EXERCISE: Skip the pictures. Reproduce all other material exactly.

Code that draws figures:
▶

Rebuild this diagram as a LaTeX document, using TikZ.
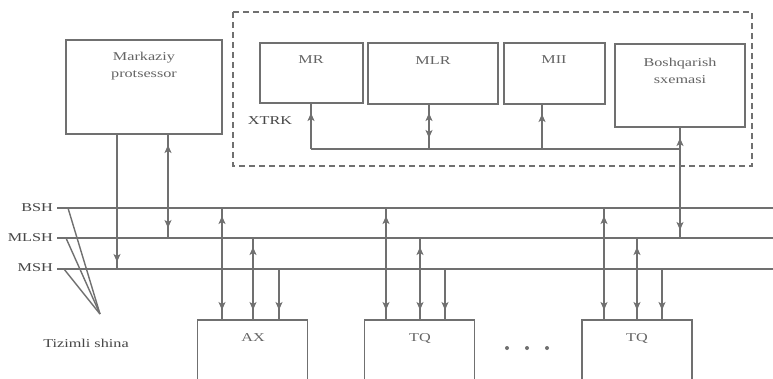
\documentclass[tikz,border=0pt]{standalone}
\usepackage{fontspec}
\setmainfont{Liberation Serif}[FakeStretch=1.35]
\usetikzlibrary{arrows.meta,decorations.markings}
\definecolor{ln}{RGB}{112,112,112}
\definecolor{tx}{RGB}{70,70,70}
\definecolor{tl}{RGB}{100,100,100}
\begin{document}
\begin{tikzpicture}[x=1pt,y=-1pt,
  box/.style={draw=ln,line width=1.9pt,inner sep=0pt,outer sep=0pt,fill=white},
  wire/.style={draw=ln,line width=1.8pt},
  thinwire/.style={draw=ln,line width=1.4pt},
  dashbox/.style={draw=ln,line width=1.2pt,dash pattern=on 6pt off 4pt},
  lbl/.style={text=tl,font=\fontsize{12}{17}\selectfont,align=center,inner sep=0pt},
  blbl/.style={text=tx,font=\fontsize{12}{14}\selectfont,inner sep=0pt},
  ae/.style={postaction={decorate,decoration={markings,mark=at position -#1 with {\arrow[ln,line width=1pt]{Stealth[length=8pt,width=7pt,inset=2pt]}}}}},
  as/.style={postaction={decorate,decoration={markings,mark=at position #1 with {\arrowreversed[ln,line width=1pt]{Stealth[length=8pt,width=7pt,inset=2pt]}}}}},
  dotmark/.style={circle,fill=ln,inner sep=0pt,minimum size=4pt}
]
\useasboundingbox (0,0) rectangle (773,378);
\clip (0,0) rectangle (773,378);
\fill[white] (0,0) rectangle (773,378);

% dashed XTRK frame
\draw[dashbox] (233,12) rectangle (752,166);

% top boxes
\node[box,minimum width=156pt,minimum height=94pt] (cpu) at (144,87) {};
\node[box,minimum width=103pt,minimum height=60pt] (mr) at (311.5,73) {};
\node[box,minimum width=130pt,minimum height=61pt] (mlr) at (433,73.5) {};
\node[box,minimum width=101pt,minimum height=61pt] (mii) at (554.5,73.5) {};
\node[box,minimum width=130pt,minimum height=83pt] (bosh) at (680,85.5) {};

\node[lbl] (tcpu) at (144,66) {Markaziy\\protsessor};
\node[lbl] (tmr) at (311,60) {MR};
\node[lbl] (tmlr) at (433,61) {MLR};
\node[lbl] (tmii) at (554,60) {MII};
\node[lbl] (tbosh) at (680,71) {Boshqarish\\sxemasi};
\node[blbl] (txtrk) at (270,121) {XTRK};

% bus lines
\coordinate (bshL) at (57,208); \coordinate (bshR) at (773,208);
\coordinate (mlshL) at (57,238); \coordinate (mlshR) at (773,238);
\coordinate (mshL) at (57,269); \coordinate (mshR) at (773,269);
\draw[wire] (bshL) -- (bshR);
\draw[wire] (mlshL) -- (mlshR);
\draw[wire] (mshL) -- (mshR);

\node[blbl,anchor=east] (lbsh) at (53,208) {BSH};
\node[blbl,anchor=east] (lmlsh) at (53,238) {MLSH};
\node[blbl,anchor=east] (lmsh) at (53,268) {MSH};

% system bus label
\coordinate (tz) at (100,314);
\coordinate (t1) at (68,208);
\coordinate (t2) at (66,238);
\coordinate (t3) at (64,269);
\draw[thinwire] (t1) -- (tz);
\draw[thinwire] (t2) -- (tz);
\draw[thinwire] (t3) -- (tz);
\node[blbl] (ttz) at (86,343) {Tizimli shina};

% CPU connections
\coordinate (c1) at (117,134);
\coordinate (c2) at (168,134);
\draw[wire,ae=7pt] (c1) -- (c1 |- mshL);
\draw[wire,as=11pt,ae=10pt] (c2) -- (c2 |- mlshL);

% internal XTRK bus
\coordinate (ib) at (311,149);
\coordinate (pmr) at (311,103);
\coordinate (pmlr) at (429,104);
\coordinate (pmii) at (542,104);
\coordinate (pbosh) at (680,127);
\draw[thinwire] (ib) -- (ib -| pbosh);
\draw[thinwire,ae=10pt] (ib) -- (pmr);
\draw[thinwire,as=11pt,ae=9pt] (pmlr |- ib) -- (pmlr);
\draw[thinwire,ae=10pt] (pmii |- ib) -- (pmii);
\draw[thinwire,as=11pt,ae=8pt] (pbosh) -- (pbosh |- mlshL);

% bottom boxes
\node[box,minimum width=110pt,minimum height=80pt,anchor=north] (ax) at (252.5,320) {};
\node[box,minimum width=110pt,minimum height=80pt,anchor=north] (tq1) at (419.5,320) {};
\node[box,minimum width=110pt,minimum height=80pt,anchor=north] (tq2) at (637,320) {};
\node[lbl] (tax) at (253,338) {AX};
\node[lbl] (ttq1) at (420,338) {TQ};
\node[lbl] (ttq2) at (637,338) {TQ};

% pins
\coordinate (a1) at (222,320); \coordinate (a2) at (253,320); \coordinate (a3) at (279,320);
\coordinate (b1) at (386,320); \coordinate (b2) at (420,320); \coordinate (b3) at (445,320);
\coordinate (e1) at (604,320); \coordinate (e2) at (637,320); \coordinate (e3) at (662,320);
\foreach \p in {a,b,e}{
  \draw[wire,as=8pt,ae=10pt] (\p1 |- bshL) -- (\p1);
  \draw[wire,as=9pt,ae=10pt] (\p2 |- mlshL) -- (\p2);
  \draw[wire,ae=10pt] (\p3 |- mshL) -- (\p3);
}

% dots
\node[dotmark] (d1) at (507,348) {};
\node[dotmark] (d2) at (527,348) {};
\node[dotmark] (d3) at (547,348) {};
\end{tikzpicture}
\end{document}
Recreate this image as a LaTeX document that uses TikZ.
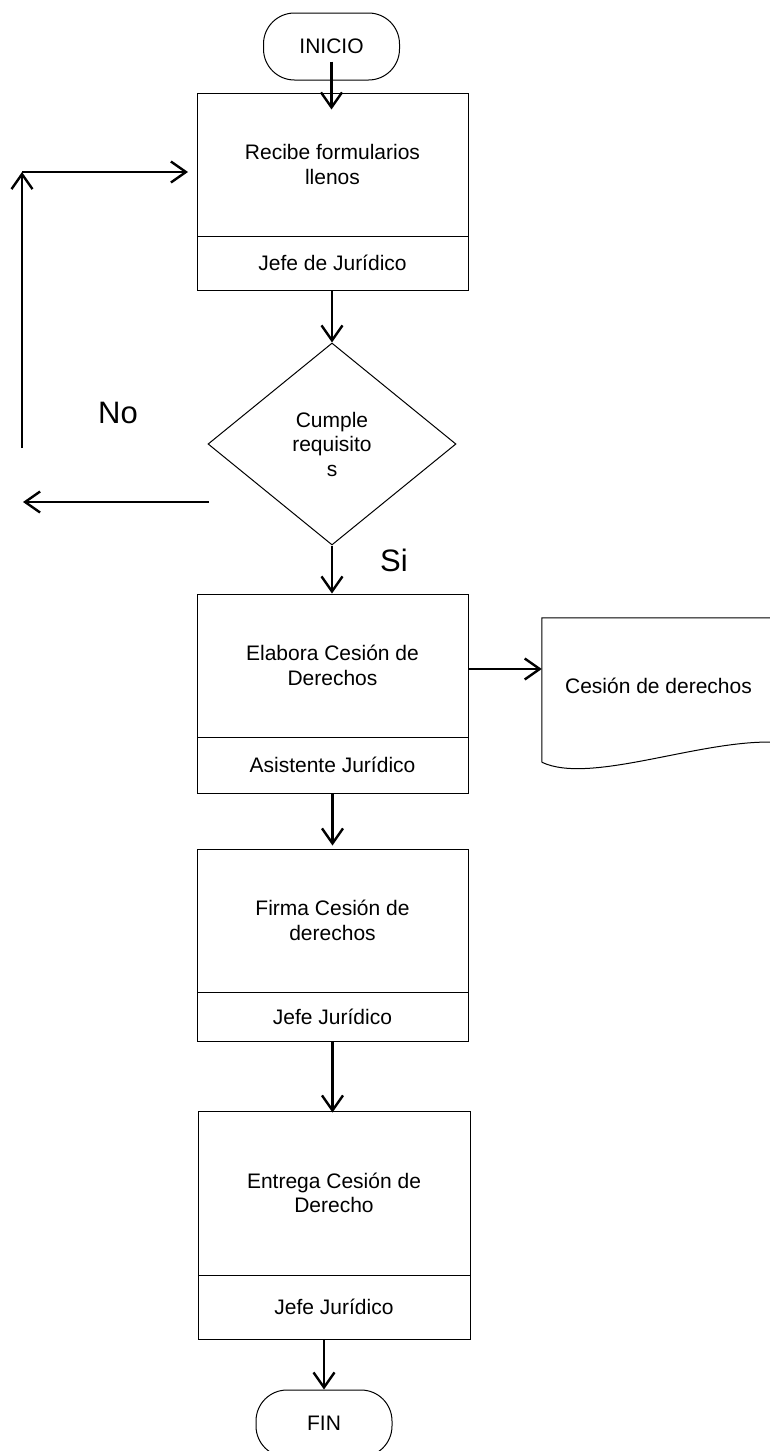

◀

FINAL RESULT:
Rebuild this diagram as a LaTeX document, using TikZ.
\documentclass[tikz,border=0pt]{standalone}
\usepackage{fontspec}
\setmainfont{Liberation Serif}[FakeStretch=1.35]
\usetikzlibrary{arrows.meta,decorations.markings}
\definecolor{ln}{RGB}{112,112,112}
\definecolor{tx}{RGB}{70,70,70}
\definecolor{tl}{RGB}{100,100,100}
\begin{document}
\begin{tikzpicture}[x=1pt,y=-1pt,
  box/.style={draw=ln,line width=1.9pt,inner sep=0pt,outer sep=0pt,fill=white},
  wire/.style={draw=ln,line width=1.8pt},
  thinwire/.style={draw=ln,line width=1.4pt},
  dashbox/.style={draw=ln,line width=1.2pt,dash pattern=on 6pt off 4pt},
  lbl/.style={text=tl,font=\fontsize{12}{17}\selectfont,align=center,inner sep=0pt},
  blbl/.style={text=tx,font=\fontsize{12}{14}\selectfont,inner sep=0pt},
  ae/.style={postaction={decorate,decoration={markings,mark=at position -#1 with {\arrow[ln,line width=1pt]{Stealth[length=8pt,width=7pt,inset=2pt]}}}}},
  as/.style={postaction={decorate,decoration={markings,mark=at position #1 with {\arrowreversed[ln,line width=1pt]{Stealth[length=8pt,width=7pt,inset=2pt]}}}}},
  dotmark/.style={circle,fill=ln,inner sep=0pt,minimum size=4pt}
]
\useasboundingbox (0,0) rectangle (773,378);
\clip (0,0) rectangle (773,378);
\fill[white] (0,0) rectangle (773,378);

% dashed XTRK frame
\draw[dashbox] (233,12) rectangle (752,166);

% top boxes
\node[box,minimum width=156pt,minimum height=94pt] (cpu) at (144,87) {};
\node[box,minimum width=103pt,minimum height=60pt] (mr) at (311.5,73) {};
\node[box,minimum width=130pt,minimum height=61pt] (mlr) at (433,73.5) {};
\node[box,minimum width=101pt,minimum height=61pt] (mii) at (554.5,73.5) {};
\node[box,minimum width=130pt,minimum height=83pt] (bosh) at (680,85.5) {};

\node[lbl] (tcpu) at (144,66) {Markaziy\\protsessor};
\node[lbl] (tmr) at (311,60) {MR};
\node[lbl] (tmlr) at (433,61) {MLR};
\node[lbl] (tmii) at (554,60) {MII};
\node[lbl] (tbosh) at (680,71) {Boshqarish\\sxemasi};
\node[blbl] (txtrk) at (270,121) {XTRK};

% bus lines
\coordinate (bshL) at (57,208); \coordinate (bshR) at (773,208);
\coordinate (mlshL) at (57,238); \coordinate (mlshR) at (773,238);
\coordinate (mshL) at (57,269); \coordinate (mshR) at (773,269);
\draw[wire] (bshL) -- (bshR);
\draw[wire] (mlshL) -- (mlshR);
\draw[wire] (mshL) -- (mshR);

\node[blbl,anchor=east] (lbsh) at (53,208) {BSH};
\node[blbl,anchor=east] (lmlsh) at (53,238) {MLSH};
\node[blbl,anchor=east] (lmsh) at (53,268) {MSH};

% system bus label
\coordinate (tz) at (100,314);
\coordinate (t1) at (68,208);
\coordinate (t2) at (66,238);
\coordinate (t3) at (64,269);
\draw[thinwire] (t1) -- (tz);
\draw[thinwire] (t2) -- (tz);
\draw[thinwire] (t3) -- (tz);
\node[blbl] (ttz) at (86,343) {Tizimli shina};

% CPU connections
\coordinate (c1) at (117,134);
\coordinate (c2) at (168,134);
\draw[wire,ae=7pt] (c1) -- (c1 |- mshL);
\draw[wire,as=11pt,ae=10pt] (c2) -- (c2 |- mlshL);

% internal XTRK bus
\coordinate (ib) at (311,149);
\coordinate (pmr) at (311,103);
\coordinate (pmlr) at (429,104);
\coordinate (pmii) at (542,104);
\coordinate (pbosh) at (680,127);
\draw[thinwire] (ib) -- (ib -| pbosh);
\draw[thinwire,ae=10pt] (ib) -- (pmr);
\draw[thinwire,as=11pt,ae=9pt] (pmlr |- ib) -- (pmlr);
\draw[thinwire,ae=10pt] (pmii |- ib) -- (pmii);
\draw[thinwire,as=11pt,ae=8pt] (pbosh) -- (pbosh |- mlshL);

% bottom boxes
\node[box,minimum width=110pt,minimum height=80pt,anchor=north] (ax) at (252.5,320) {};
\node[box,minimum width=110pt,minimum height=80pt,anchor=north] (tq1) at (419.5,320) {};
\node[box,minimum width=110pt,minimum height=80pt,anchor=north] (tq2) at (637,320) {};
\node[lbl] (tax) at (253,338) {AX};
\node[lbl] (ttq1) at (420,338) {TQ};
\node[lbl] (ttq2) at (637,338) {TQ};

% pins
\coordinate (a1) at (222,320); \coordinate (a2) at (253,320); \coordinate (a3) at (279,320);
\coordinate (b1) at (386,320); \coordinate (b2) at (420,320); \coordinate (b3) at (445,320);
\coordinate (e1) at (604,320); \coordinate (e2) at (637,320); \coordinate (e3) at (662,320);
\foreach \p in {a,b,e}{
  \draw[wire,as=8pt,ae=10pt] (\p1 |- bshL) -- (\p1);
  \draw[wire,as=9pt,ae=10pt] (\p2 |- mlshL) -- (\p2);
  \draw[wire,ae=10pt] (\p3 |- mshL) -- (\p3);
}

% dots
\node[dotmark] (d1) at (507,348) {};
\node[dotmark] (d2) at (527,348) {};
\node[dotmark] (d3) at (547,348) {};
\end{tikzpicture}
\end{document}
Recreate this image as a LaTeX document that uses TikZ.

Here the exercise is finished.